Last week I paid a visit to Manhattan’s Chinatown with my brother John. The neighborhood has changed much since we used to go there with our father 30 years ago, but some things remain the same, notably the tea parlors and Fung Wong Bakery. The latter is where I used to get blobs of chewy sweet rice cake for dessert after hitting up Wo Hop with my parents. It’s also where I tried my first mooncake.
After John and I caught up over dim sum at Nom Wah, I poked my head into Fung Wong to see dozens of mooncakes lining the case and stacks of red boxes proclaiming, “BEST MOON CAKES IN CHINATOWN N.Y.” Back in Queens, I shared the treat with some dear friends. The filling of fruit paste and preserved duck egg had an old-fashioned feel to it, more of a rough texture than others, whose smoother paste seems more processed. The real thing that set it apart though was the dough itself, which was far less dense and sweeter than any I’ve had in recent memory.
Here in Queens, and elsewhere the Mid-Autumn Festival falls on Monday, September 24. One of my favorite places to procure the festive cakes, which are traditionally filled with nuts or a combination of lotus paste and preserved egg yolks to represent the moon, is Flushing’s New Sun Mary Bakery. There are more than a dozens varieties and the staff is always willing to patiently translate the Chinese on the sticker on top. This year’s discovery: fragrant jasmine tea paste with pine nuts.

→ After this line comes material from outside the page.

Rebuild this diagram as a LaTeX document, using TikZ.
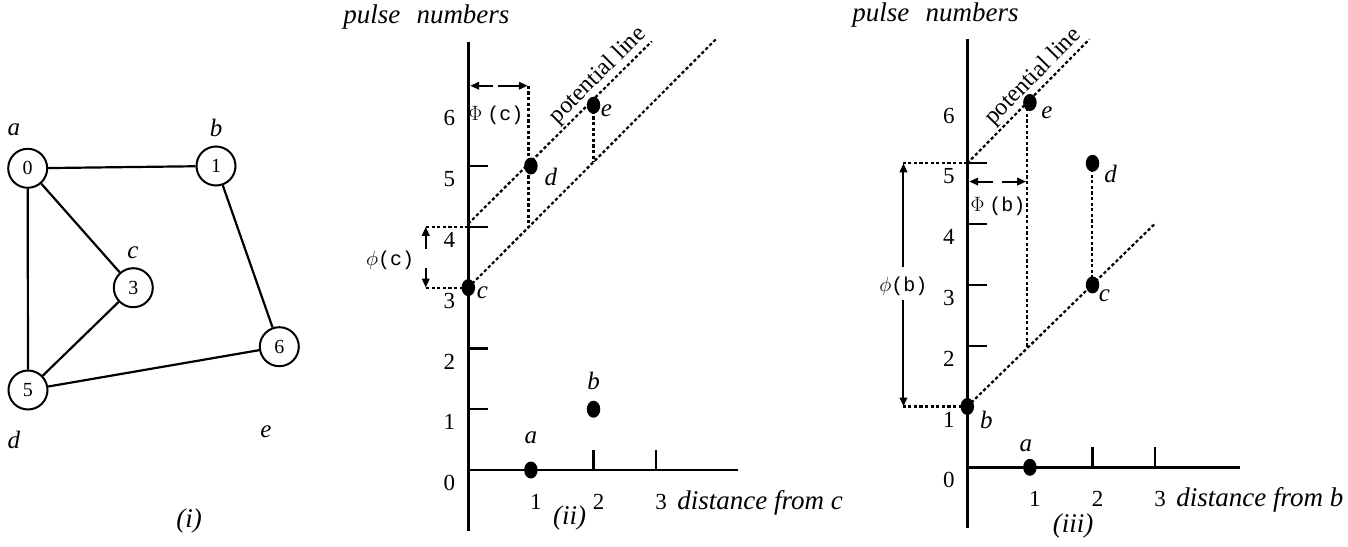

There are also smaller round mooncakes produced by bakeries like Sun Mary, notably a flaky little bun filled with jujube paste and egg yolk, known as zǎoní dànhuáng sū in Chinese. My favorite of these limited edition more homestyle treats though has to be the “fresh meat moon cake,” from Shanghai specialist, Diverse Dim Sum, which has a sideline in producing treats for various Chinese festivals. I discovered it a few weeks ago while leading a food tour whose guests were eager to try pork buns. Even though I cut my teeth on char siu bao, I tend not to include them on tours as they are rather heavy, but when the lady behind the counter at No. 12 told me that her little pork pies were still warm, I immediately ordered some for my guests.
I don’t usually put new items on tours, unless I have a strong hunch that they’re going to be good. These little rounds known as xiānròu yuèbǐng or “fresh meat moon cakes” were packed with pork and quite tasty. If you’re feeling ambitious you can learn how to make these meaty marvels yourself here, or you could just go to New York Food Court.
Like many mooncakes these flaky piping hot treats were stamped with Chinese characters on top. The red message reads “bùyīyàng,” which literally translates to “not the same,” or more aptly “different.” Indeed.